A Travel Blog

Following the sun around the world

Passport Photo

Taken for my passport when I was eight, I would use it two years later to visit the Philippines, in 1981, after my maternal grandfather suffered a heart attack.

When I was two years old my grandfather came to live with us in Honolulu for a few months after my grandmother died but returned to Manila shortly after. He was homesick and grieving. In the short time we lived together we formed a bond, spending some mornings at the beach or park. I still remember the park where he took me aside to tell me he was leaving.

In many ways Hawaii resembled the Philippines. Surely he could have found contentment in the similarities. Then again, at his age I am certain that he was used to the way of life back home.

I often wonder how it would have been had he stayed. I’ve never had grandparents around growing up and have often wished I could have experienced that.

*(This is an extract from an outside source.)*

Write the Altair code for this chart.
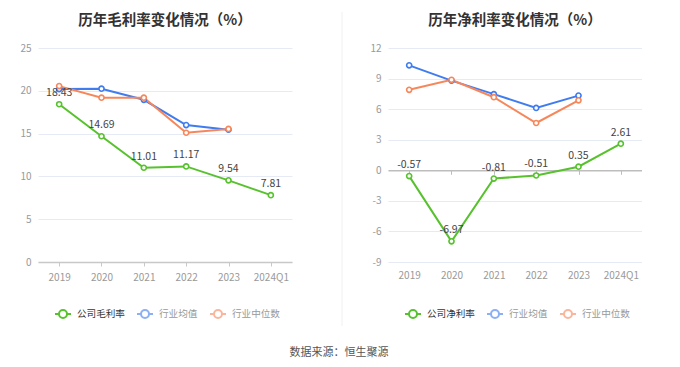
import altair as alt
import pandas as pd

years = ["2019", "2020", "2021", "2022", "2023", "2024Q1"]
hist_years = ["2019", "2020", "2021", "2022", "2023"]

gross_company = [18.43, 14.69, 11.01, 11.17, 9.54, 7.81]
gross_avg = [20.2, 20.25, 18.95, 16.0, 15.45]
gross_median = [20.55, 19.2, 19.2, 15.1, 15.55]

net_company = [-0.57, -6.97, -0.81, -0.51, 0.35, 2.61]
net_avg = [10.3, 8.8, 7.47, 6.12, 7.33]
net_median = [7.9, 8.88, 7.17, 4.64, 6.87]

gross_names = ["公司毛利率", "行业均值", "行业中位数"]
net_names = ["公司净利率", "行业均值", "行业中位数"]
colors = ["#57C22D", "#3F7CF0", "#F7875B"]

FONT = "Noto Sans CJK SC"
W, H = 254, 214
LEGEND_SYMBOL = "M-1,0H-0.5M0.5,0H1M0.5,0A0.5,0.5,0,1,1,-0.5,0A0.5,0.5,0,1,1,0.5,0Z"


def make_df(names, company, avg, median):
    rows = []
    for y, v in zip(years, company):
        rows.append({"year": y, "series": names[0], "value": v, "label": f"{v:.2f}"})
    for y, v in zip(hist_years, avg):
        rows.append({"year": y, "series": names[1], "value": v, "label": ""})
    for y, v in zip(hist_years, median):
        rows.append({"year": y, "series": names[2], "value": v, "label": ""})
    return pd.DataFrame(rows)


def panel(title, names, company, avg, median, ydomain, yticks, zero_axis):
    df = make_df(names, company, avg, median)
    legend = alt.Legend(
        orient="none", legendX=16, legendY=257, direction="horizontal", title=None,
        symbolType=LEGEND_SYMBOL, symbolSize=256, symbolStrokeWidth=2,
        symbolFillColor="white", labelFontSize=9.6, labelFont=FONT,
        columnPadding=8, labelOffset=5,
        labelColor=alt.ExprRef(f"datum.value == '{names[0]}' ? '#333333' : '#999999'"),
        symbolOpacity=alt.ExprRef(f"datum.value == '{names[0]}' ? 1 : 0.6"),
    )
    color = alt.Color("series:N", scale=alt.Scale(domain=names, range=colors), legend=legend)
    ysc = alt.Scale(domain=ydomain, nice=False, zero=False)
    yaxis = alt.Axis(values=yticks, title=None, domain=False, ticks=False, labelColor="#999999",
                     labelFontSize=10, labelFont=FONT, labelPadding=7, gridColor="#E6EAF4",
                     minExtent=30, maxExtent=30, labelExpr="'' + datum.value")
    if zero_axis:
        xaxis = alt.Axis(title=None, domain=False, ticks=False, labelColor="#999999", labelFontSize=10,
                         labelFont=FONT, labelPadding=8, labelAngle=0, grid=False)
    else:
        xaxis = alt.Axis(title=None, domain=True, domainColor="#C8C8C8", domainWidth=1.5, ticks=True,
                         tickColor="#C8C8C8", tickSize=4, labelColor="#999999", labelFontSize=10,
                         labelFont=FONT, labelPadding=6, labelAngle=0, grid=False)
    xs = alt.Scale(type="point", padding=0.5)
    x = alt.X("year:N", sort=years, scale=xs, axis=xaxis)
    y = alt.Y("value:Q", scale=ysc, axis=yaxis)
    base = alt.Chart(df)
    lines = base.mark_line(strokeWidth=2).encode(x=x, y=y, color=color)
    x2 = x
    x3 = x
    if zero_axis:
        off = -H * (0 - ydomain[0]) / (ydomain[1] - ydomain[0])
        x2 = alt.X("year:N", sort=years, scale=xs,
                   axis=alt.Axis(title=None, labels=False, domain=True, domainColor="#BDBDBD",
                                 domainWidth=1.5, ticks=True, tickColor="#BDBDBD", tickSize=4,
                                 grid=False, offset=off, orient="bottom"))
        x3 = alt.X("year:N", sort=years, scale=xs, axis=None)
    points = base.mark_point(filled=False, fill="white", fillOpacity=1, size=26, strokeWidth=1.6, opacity=1).encode(
        x=x2, y=y, color=color)
    texts = base.transform_filter(alt.datum.series == names[0]).mark_text(
        baseline="bottom", dy=-6, fontSize=10.5, font=FONT, color="#444444").encode(
        x=x3, y=y, text="label:N")
    ch = alt.layer(lines, points, texts)
    if zero_axis:
        ch = ch.resolve_axis(x="independent")
    return ch.properties(
        width=W, height=H,
        title=alt.Title(title, fontSize=14.5, fontWeight="bold", color="#333333", font=FONT,
                        offset=15, anchor="middle"))


left = panel("历年毛利率变化情况（%）", gross_names, gross_company, gross_avg, gross_median,
             [0, 25], [0, 5, 10, 15, 20, 25], False)
right = panel("历年净利率变化情况（%）", net_names, net_company, net_avg, net_median,
              [-9, 12], [-9, -6, -3, 0, 3, 6, 9, 12], True)

divider_flag = [1]
divider = alt.Chart(pd.DataFrame({"d": divider_flag})).mark_rule(color="#F0F0F0", strokeWidth=1).encode(
    x=alt.value(4), y=alt.value(-36), y2=alt.value(H + 64)).properties(width=4, height=H)

chart = alt.hconcat(left, divider, right, spacing=46, bounds="flush").resolve_scale(
    x="independent", y="independent", color="independent"
).resolve_legend(color="independent").properties(
    padding={"top": 3, "left": 0, "right": 0, "bottom": 0},
    title=alt.Title("数据来源：恒生聚源", orient="bottom", anchor="middle", fontSize=11,
                    fontWeight="normal", color="#555555", font=FONT, offset=20, dx=14),
).configure_view(stroke=None)

chart.save("out.html", embed_options={"renderer": "svg", "actions": False})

He wrote often and I always looked forward to mom reading his letters aloud. From a letter he wrote after we visited him in 1981: From the day you left, the Philippine skies in Greater Manila and all the countrysides spread a dark gloom and bitterly wept like all the women folk who saw you off at the airport. Continuously it has been raining dogs and cats without let up. All school and government offices were forced to close up, almost all streets in Manila are under water. Some reported to be as high as six to nine feet. In the newspapers the arial view of Central Luzon only showed rooftops of houses as the death toll continues to rise.

When he died in 1982, a year after his heart attack, only mom returned for his funeral. In 2007, I visited the Philippines for the first time since I was ten, on a pilgrimage to the cemetery in Manila where he and Lola are buried.

Sadly, neither of my parents has any desire to return to the Philippines. The more I keep recounting my recent travel trying to convince them to visit (downplaying the three typhoons and earthquake during my visit in November of 2007), the more I want to return to the country that is beginning to feel more familiar than foreign.